Repeat all the material exactly; pictures stay out of your copy.

### [Data provided]
⟨

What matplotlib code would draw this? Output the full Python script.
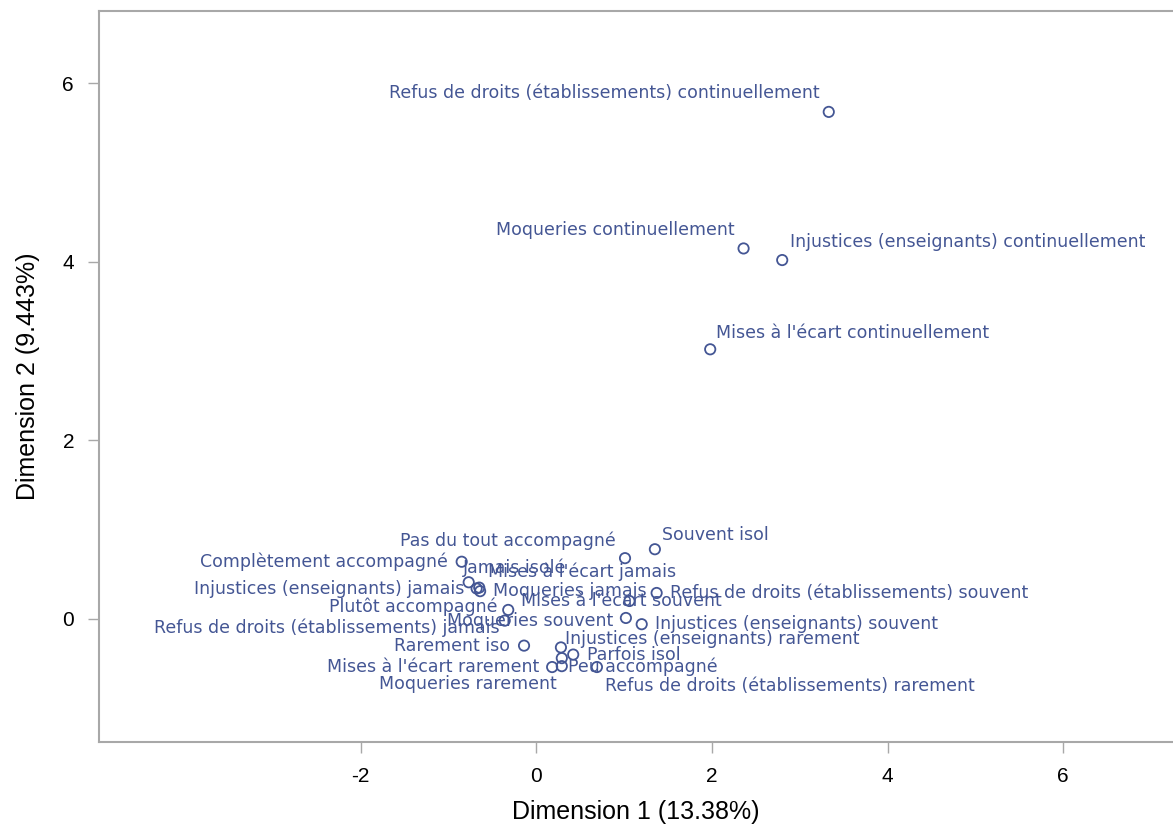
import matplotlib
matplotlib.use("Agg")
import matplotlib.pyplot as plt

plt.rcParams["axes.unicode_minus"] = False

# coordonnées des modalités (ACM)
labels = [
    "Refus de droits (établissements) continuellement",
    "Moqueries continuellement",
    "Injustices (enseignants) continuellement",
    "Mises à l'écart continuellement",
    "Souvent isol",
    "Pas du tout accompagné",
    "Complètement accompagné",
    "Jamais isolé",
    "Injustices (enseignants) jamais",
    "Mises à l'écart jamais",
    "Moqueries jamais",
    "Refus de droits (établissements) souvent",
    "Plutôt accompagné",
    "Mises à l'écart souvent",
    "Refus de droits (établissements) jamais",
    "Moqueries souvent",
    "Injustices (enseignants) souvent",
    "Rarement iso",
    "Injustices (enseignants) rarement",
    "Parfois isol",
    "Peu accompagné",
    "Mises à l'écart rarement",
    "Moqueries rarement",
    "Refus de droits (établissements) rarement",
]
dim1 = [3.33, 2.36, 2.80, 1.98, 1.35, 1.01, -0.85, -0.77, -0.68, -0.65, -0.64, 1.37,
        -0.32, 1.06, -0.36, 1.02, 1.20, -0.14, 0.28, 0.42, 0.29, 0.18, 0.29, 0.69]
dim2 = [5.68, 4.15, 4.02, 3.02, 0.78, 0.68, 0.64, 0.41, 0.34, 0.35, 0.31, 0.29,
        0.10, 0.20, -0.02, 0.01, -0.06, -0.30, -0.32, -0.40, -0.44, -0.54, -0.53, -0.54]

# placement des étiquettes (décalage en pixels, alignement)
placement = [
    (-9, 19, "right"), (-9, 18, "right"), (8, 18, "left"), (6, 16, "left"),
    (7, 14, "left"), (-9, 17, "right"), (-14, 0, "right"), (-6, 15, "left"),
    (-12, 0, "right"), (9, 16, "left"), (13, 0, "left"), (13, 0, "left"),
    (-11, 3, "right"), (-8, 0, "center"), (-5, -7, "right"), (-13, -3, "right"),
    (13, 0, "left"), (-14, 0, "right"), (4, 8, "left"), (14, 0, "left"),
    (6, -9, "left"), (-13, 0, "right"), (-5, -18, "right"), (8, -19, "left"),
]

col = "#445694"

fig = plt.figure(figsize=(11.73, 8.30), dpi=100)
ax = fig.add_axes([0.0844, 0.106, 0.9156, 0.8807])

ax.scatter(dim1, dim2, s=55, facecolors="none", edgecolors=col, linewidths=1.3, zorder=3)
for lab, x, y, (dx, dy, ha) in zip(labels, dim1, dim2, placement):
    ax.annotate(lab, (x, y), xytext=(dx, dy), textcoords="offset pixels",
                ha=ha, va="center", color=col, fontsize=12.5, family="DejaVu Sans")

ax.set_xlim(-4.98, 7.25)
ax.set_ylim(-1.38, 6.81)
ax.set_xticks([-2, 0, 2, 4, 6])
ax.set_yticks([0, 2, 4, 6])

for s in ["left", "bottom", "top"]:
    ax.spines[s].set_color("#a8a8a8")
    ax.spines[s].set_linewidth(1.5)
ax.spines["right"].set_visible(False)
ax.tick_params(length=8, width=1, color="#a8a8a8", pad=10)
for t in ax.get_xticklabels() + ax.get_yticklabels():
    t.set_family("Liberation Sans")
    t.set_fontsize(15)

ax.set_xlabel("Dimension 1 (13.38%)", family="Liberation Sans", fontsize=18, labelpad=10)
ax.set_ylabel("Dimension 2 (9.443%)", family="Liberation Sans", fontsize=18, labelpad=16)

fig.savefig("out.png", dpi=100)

⟩

### [Task answer]
What matplotlib code would draw this? Output the full Python script.
import matplotlib
matplotlib.use("Agg")
import matplotlib.pyplot as plt

plt.rcParams["axes.unicode_minus"] = False

# coordonnées des modalités (ACM)
labels = [
    "Refus de droits (établissements) continuellement",
    "Moqueries continuellement",
    "Injustices (enseignants) continuellement",
    "Mises à l'écart continuellement",
    "Souvent isol",
    "Pas du tout accompagné",
    "Complètement accompagné",
    "Jamais isolé",
    "Injustices (enseignants) jamais",
    "Mises à l'écart jamais",
    "Moqueries jamais",
    "Refus de droits (établissements) souvent",
    "Plutôt accompagné",
    "Mises à l'écart souvent",
    "Refus de droits (établissements) jamais",
    "Moqueries souvent",
    "Injustices (enseignants) souvent",
    "Rarement iso",
    "Injustices (enseignants) rarement",
    "Parfois isol",
    "Peu accompagné",
    "Mises à l'écart rarement",
    "Moqueries rarement",
    "Refus de droits (établissements) rarement",
]
dim1 = [3.33, 2.36, 2.80, 1.98, 1.35, 1.01, -0.85, -0.77, -0.68, -0.65, -0.64, 1.37,
        -0.32, 1.06, -0.36, 1.02, 1.20, -0.14, 0.28, 0.42, 0.29, 0.18, 0.29, 0.69]
dim2 = [5.68, 4.15, 4.02, 3.02, 0.78, 0.68, 0.64, 0.41, 0.34, 0.35, 0.31, 0.29,
        0.10, 0.20, -0.02, 0.01, -0.06, -0.30, -0.32, -0.40, -0.44, -0.54, -0.53, -0.54]

# placement des étiquettes (décalage en pixels, alignement)
placement = [
    (-9, 19, "right"), (-9, 18, "right"), (8, 18, "left"), (6, 16, "left"),
    (7, 14, "left"), (-9, 17, "right"), (-14, 0, "right"), (-6, 15, "left"),
    (-12, 0, "right"), (9, 16, "left"), (13, 0, "left"), (13, 0, "left"),
    (-11, 3, "right"), (-8, 0, "center"), (-5, -7, "right"), (-13, -3, "right"),
    (13, 0, "left"), (-14, 0, "right"), (4, 8, "left"), (14, 0, "left"),
    (6, -9, "left"), (-13, 0, "right"), (-5, -18, "right"), (8, -19, "left"),
]

col = "#445694"

fig = plt.figure(figsize=(11.73, 8.30), dpi=100)
ax = fig.add_axes([0.0844, 0.106, 0.9156, 0.8807])

ax.scatter(dim1, dim2, s=55, facecolors="none", edgecolors=col, linewidths=1.3, zorder=3)
for lab, x, y, (dx, dy, ha) in zip(labels, dim1, dim2, placement):
    ax.annotate(lab, (x, y), xytext=(dx, dy), textcoords="offset pixels",
                ha=ha, va="center", color=col, fontsize=12.5, family="DejaVu Sans")

ax.set_xlim(-4.98, 7.25)
ax.set_ylim(-1.38, 6.81)
ax.set_xticks([-2, 0, 2, 4, 6])
ax.set_yticks([0, 2, 4, 6])

for s in ["left", "bottom", "top"]:
    ax.spines[s].set_color("#a8a8a8")
    ax.spines[s].set_linewidth(1.5)
ax.spines["right"].set_visible(False)
ax.tick_params(length=8, width=1, color="#a8a8a8", pad=10)
for t in ax.get_xticklabels() + ax.get_yticklabels():
    t.set_family("Liberation Sans")
    t.set_fontsize(15)

ax.set_xlabel("Dimension 1 (13.38%)", family="Liberation Sans", fontsize=18, labelpad=10)
ax.set_ylabel("Dimension 2 (9.443%)", family="Liberation Sans", fontsize=18, labelpad=16)

fig.savefig("out.png", dpi=100)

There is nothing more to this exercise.